== SUPPLIED MATERIAL
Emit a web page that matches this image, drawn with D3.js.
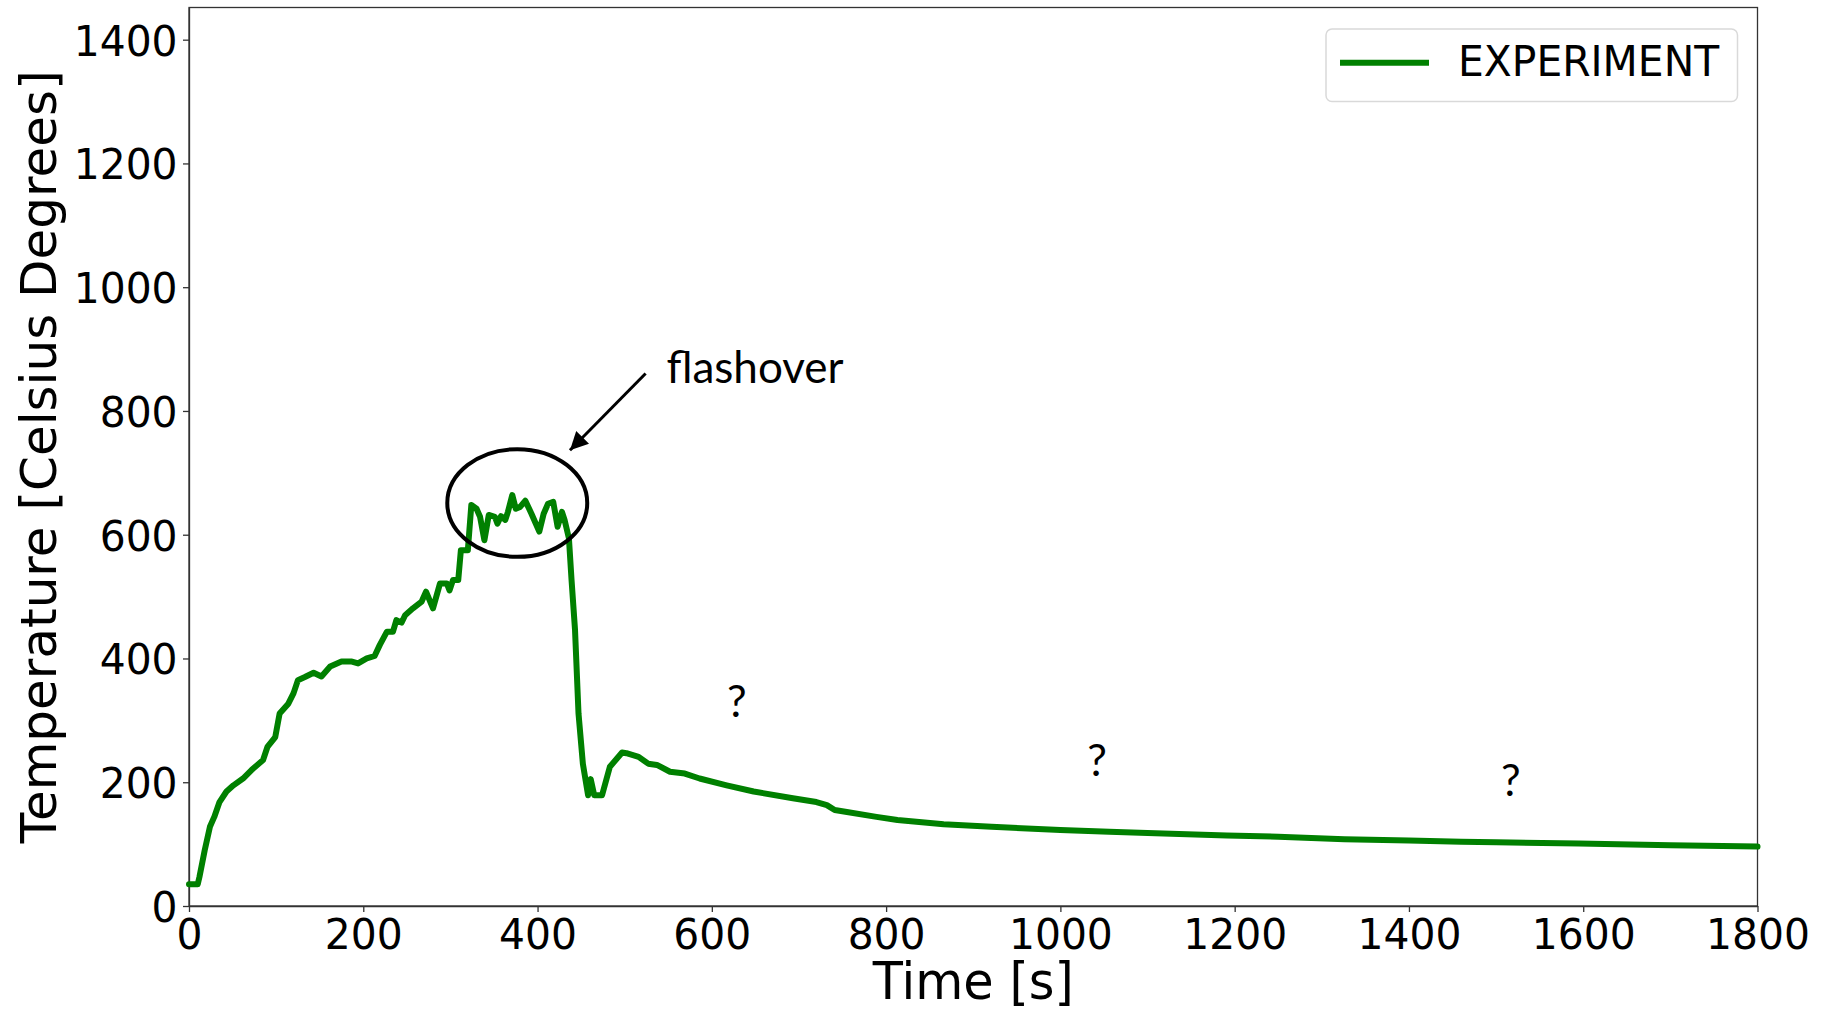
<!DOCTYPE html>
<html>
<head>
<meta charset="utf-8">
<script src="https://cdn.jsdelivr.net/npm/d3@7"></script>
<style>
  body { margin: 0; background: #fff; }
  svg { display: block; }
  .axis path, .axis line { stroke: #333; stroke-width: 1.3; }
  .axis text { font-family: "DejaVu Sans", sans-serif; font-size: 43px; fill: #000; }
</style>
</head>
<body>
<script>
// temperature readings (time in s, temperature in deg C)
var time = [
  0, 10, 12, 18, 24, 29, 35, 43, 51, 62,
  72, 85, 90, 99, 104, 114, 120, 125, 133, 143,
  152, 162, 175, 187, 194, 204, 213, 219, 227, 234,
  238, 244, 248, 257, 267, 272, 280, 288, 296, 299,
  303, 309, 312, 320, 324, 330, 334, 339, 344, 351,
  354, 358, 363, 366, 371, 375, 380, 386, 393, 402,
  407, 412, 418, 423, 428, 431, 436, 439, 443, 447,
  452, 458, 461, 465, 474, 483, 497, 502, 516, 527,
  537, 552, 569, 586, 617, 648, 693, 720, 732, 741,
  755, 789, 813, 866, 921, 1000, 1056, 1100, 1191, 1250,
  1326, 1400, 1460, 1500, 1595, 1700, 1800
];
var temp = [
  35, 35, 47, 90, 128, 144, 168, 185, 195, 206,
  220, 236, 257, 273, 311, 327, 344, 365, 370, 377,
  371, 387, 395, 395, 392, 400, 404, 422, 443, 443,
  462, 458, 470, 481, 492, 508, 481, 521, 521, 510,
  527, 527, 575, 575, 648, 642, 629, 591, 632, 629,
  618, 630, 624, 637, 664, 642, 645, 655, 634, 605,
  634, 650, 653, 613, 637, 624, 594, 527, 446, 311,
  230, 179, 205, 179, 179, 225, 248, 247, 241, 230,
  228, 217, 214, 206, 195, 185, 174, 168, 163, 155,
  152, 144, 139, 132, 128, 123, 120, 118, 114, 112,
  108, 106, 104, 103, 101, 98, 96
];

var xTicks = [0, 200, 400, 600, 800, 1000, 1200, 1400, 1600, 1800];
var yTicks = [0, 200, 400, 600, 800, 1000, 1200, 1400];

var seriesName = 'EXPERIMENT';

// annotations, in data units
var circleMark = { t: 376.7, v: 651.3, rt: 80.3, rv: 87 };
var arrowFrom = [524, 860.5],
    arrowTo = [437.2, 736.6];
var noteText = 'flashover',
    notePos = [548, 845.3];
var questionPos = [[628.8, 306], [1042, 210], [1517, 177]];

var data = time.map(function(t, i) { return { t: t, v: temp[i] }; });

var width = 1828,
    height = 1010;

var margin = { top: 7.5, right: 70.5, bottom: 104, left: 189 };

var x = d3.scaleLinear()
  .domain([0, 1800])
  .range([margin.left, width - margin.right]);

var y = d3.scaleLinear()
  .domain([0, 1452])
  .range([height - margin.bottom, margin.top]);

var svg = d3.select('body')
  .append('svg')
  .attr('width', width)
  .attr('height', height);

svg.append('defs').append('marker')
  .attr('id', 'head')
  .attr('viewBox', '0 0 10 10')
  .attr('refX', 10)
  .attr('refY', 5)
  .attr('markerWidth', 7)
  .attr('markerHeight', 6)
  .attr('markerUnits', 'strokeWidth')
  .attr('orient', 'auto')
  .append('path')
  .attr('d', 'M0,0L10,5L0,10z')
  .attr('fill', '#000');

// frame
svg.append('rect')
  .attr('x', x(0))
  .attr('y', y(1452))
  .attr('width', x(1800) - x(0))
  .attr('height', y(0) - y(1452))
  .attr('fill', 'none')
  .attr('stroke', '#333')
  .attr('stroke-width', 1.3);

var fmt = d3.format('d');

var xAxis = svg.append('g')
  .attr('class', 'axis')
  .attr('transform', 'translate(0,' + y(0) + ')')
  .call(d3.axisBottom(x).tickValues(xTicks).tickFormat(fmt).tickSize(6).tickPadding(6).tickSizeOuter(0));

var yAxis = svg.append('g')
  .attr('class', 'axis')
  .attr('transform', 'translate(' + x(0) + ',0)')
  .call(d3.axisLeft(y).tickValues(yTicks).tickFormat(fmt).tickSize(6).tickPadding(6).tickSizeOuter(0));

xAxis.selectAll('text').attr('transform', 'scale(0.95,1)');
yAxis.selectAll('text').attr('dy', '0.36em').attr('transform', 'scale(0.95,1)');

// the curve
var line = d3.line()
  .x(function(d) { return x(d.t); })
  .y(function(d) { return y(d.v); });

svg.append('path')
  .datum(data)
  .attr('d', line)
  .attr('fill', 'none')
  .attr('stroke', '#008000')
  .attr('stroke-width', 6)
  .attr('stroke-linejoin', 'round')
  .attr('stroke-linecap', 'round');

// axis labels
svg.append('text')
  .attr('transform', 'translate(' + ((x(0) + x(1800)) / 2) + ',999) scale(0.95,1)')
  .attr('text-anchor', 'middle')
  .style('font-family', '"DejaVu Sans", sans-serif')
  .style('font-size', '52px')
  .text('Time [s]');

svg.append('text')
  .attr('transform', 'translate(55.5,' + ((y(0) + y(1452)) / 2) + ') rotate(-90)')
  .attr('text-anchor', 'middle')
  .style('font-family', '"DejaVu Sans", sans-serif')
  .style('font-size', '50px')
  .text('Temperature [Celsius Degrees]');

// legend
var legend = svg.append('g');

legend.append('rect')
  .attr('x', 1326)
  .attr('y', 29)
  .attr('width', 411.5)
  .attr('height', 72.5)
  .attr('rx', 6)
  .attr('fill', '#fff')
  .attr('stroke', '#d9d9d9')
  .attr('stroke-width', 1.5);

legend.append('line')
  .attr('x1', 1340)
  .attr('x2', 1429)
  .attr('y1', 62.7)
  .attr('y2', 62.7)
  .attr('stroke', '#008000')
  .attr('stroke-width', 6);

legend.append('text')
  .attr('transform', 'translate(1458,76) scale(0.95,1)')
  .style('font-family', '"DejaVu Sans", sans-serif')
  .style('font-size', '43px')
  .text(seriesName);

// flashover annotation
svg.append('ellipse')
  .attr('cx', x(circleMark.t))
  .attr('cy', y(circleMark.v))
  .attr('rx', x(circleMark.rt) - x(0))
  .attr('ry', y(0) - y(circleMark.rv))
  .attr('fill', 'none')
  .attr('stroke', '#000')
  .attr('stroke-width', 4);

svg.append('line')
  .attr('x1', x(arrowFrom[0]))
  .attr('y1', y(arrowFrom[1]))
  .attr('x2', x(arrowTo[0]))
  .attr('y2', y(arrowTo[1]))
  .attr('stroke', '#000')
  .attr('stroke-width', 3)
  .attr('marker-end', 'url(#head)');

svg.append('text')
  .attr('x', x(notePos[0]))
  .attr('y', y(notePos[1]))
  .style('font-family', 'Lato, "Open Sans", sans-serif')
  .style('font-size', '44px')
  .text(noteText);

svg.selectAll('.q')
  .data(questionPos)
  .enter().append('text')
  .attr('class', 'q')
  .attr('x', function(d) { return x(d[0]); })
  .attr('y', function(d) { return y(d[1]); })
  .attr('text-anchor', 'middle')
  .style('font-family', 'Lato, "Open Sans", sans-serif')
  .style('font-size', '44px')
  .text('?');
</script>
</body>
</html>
====
*THE REQUEST*
Your copy of the data above should match it exactly, except that pictures are left out.

*ANSWER FOR THIS EXERCISE*
Emit a web page that matches this image, drawn with D3.js.
<!DOCTYPE html>
<html>
<head>
<meta charset="utf-8">
<script src="https://cdn.jsdelivr.net/npm/d3@7"></script>
<style>
  body { margin: 0; background: #fff; }
  svg { display: block; }
  .axis path, .axis line { stroke: #333; stroke-width: 1.3; }
  .axis text { font-family: "DejaVu Sans", sans-serif; font-size: 43px; fill: #000; }
</style>
</head>
<body>
<script>
// temperature readings (time in s, temperature in deg C)
var time = [
  0, 10, 12, 18, 24, 29, 35, 43, 51, 62,
  72, 85, 90, 99, 104, 114, 120, 125, 133, 143,
  152, 162, 175, 187, 194, 204, 213, 219, 227, 234,
  238, 244, 248, 257, 267, 272, 280, 288, 296, 299,
  303, 309, 312, 320, 324, 330, 334, 339, 344, 351,
  354, 358, 363, 366, 371, 375, 380, 386, 393, 402,
  407, 412, 418, 423, 428, 431, 436, 439, 443, 447,
  452, 458, 461, 465, 474, 483, 497, 502, 516, 527,
  537, 552, 569, 586, 617, 648, 693, 720, 732, 741,
  755, 789, 813, 866, 921, 1000, 1056, 1100, 1191, 1250,
  1326, 1400, 1460, 1500, 1595, 1700, 1800
];
var temp = [
  35, 35, 47, 90, 128, 144, 168, 185, 195, 206,
  220, 236, 257, 273, 311, 327, 344, 365, 370, 377,
  371, 387, 395, 395, 392, 400, 404, 422, 443, 443,
  462, 458, 470, 481, 492, 508, 481, 521, 521, 510,
  527, 527, 575, 575, 648, 642, 629, 591, 632, 629,
  618, 630, 624, 637, 664, 642, 645, 655, 634, 605,
  634, 650, 653, 613, 637, 624, 594, 527, 446, 311,
  230, 179, 205, 179, 179, 225, 248, 247, 241, 230,
  228, 217, 214, 206, 195, 185, 174, 168, 163, 155,
  152, 144, 139, 132, 128, 123, 120, 118, 114, 112,
  108, 106, 104, 103, 101, 98, 96
];

var xTicks = [0, 200, 400, 600, 800, 1000, 1200, 1400, 1600, 1800];
var yTicks = [0, 200, 400, 600, 800, 1000, 1200, 1400];

var seriesName = 'EXPERIMENT';

// annotations, in data units
var circleMark = { t: 376.7, v: 651.3, rt: 80.3, rv: 87 };
var arrowFrom = [524, 860.5],
    arrowTo = [437.2, 736.6];
var noteText = 'flashover',
    notePos = [548, 845.3];
var questionPos = [[628.8, 306], [1042, 210], [1517, 177]];

var data = time.map(function(t, i) { return { t: t, v: temp[i] }; });

var width = 1828,
    height = 1010;

var margin = { top: 7.5, right: 70.5, bottom: 104, left: 189 };

var x = d3.scaleLinear()
  .domain([0, 1800])
  .range([margin.left, width - margin.right]);

var y = d3.scaleLinear()
  .domain([0, 1452])
  .range([height - margin.bottom, margin.top]);

var svg = d3.select('body')
  .append('svg')
  .attr('width', width)
  .attr('height', height);

svg.append('defs').append('marker')
  .attr('id', 'head')
  .attr('viewBox', '0 0 10 10')
  .attr('refX', 10)
  .attr('refY', 5)
  .attr('markerWidth', 7)
  .attr('markerHeight', 6)
  .attr('markerUnits', 'strokeWidth')
  .attr('orient', 'auto')
  .append('path')
  .attr('d', 'M0,0L10,5L0,10z')
  .attr('fill', '#000');

// frame
svg.append('rect')
  .attr('x', x(0))
  .attr('y', y(1452))
  .attr('width', x(1800) - x(0))
  .attr('height', y(0) - y(1452))
  .attr('fill', 'none')
  .attr('stroke', '#333')
  .attr('stroke-width', 1.3);

var fmt = d3.format('d');

var xAxis = svg.append('g')
  .attr('class', 'axis')
  .attr('transform', 'translate(0,' + y(0) + ')')
  .call(d3.axisBottom(x).tickValues(xTicks).tickFormat(fmt).tickSize(6).tickPadding(6).tickSizeOuter(0));

var yAxis = svg.append('g')
  .attr('class', 'axis')
  .attr('transform', 'translate(' + x(0) + ',0)')
  .call(d3.axisLeft(y).tickValues(yTicks).tickFormat(fmt).tickSize(6).tickPadding(6).tickSizeOuter(0));

xAxis.selectAll('text').attr('transform', 'scale(0.95,1)');
yAxis.selectAll('text').attr('dy', '0.36em').attr('transform', 'scale(0.95,1)');

// the curve
var line = d3.line()
  .x(function(d) { return x(d.t); })
  .y(function(d) { return y(d.v); });

svg.append('path')
  .datum(data)
  .attr('d', line)
  .attr('fill', 'none')
  .attr('stroke', '#008000')
  .attr('stroke-width', 6)
  .attr('stroke-linejoin', 'round')
  .attr('stroke-linecap', 'round');

// axis labels
svg.append('text')
  .attr('transform', 'translate(' + ((x(0) + x(1800)) / 2) + ',999) scale(0.95,1)')
  .attr('text-anchor', 'middle')
  .style('font-family', '"DejaVu Sans", sans-serif')
  .style('font-size', '52px')
  .text('Time [s]');

svg.append('text')
  .attr('transform', 'translate(55.5,' + ((y(0) + y(1452)) / 2) + ') rotate(-90)')
  .attr('text-anchor', 'middle')
  .style('font-family', '"DejaVu Sans", sans-serif')
  .style('font-size', '50px')
  .text('Temperature [Celsius Degrees]');

// legend
var legend = svg.append('g');

legend.append('rect')
  .attr('x', 1326)
  .attr('y', 29)
  .attr('width', 411.5)
  .attr('height', 72.5)
  .attr('rx', 6)
  .attr('fill', '#fff')
  .attr('stroke', '#d9d9d9')
  .attr('stroke-width', 1.5);

legend.append('line')
  .attr('x1', 1340)
  .attr('x2', 1429)
  .attr('y1', 62.7)
  .attr('y2', 62.7)
  .attr('stroke', '#008000')
  .attr('stroke-width', 6);

legend.append('text')
  .attr('transform', 'translate(1458,76) scale(0.95,1)')
  .style('font-family', '"DejaVu Sans", sans-serif')
  .style('font-size', '43px')
  .text(seriesName);

// flashover annotation
svg.append('ellipse')
  .attr('cx', x(circleMark.t))
  .attr('cy', y(circleMark.v))
  .attr('rx', x(circleMark.rt) - x(0))
  .attr('ry', y(0) - y(circleMark.rv))
  .attr('fill', 'none')
  .attr('stroke', '#000')
  .attr('stroke-width', 4);

svg.append('line')
  .attr('x1', x(arrowFrom[0]))
  .attr('y1', y(arrowFrom[1]))
  .attr('x2', x(arrowTo[0]))
  .attr('y2', y(arrowTo[1]))
  .attr('stroke', '#000')
  .attr('stroke-width', 3)
  .attr('marker-end', 'url(#head)');

svg.append('text')
  .attr('x', x(notePos[0]))
  .attr('y', y(notePos[1]))
  .style('font-family', 'Lato, "Open Sans", sans-serif')
  .style('font-size', '44px')
  .text(noteText);

svg.selectAll('.q')
  .data(questionPos)
  .enter().append('text')
  .attr('class', 'q')
  .attr('x', function(d) { return x(d[0]); })
  .attr('y', function(d) { return y(d[1]); })
  .attr('text-anchor', 'middle')
  .style('font-family', 'Lato, "Open Sans", sans-serif')
  .style('font-size', '44px')
  .text('?');
</script>
</body>
</html>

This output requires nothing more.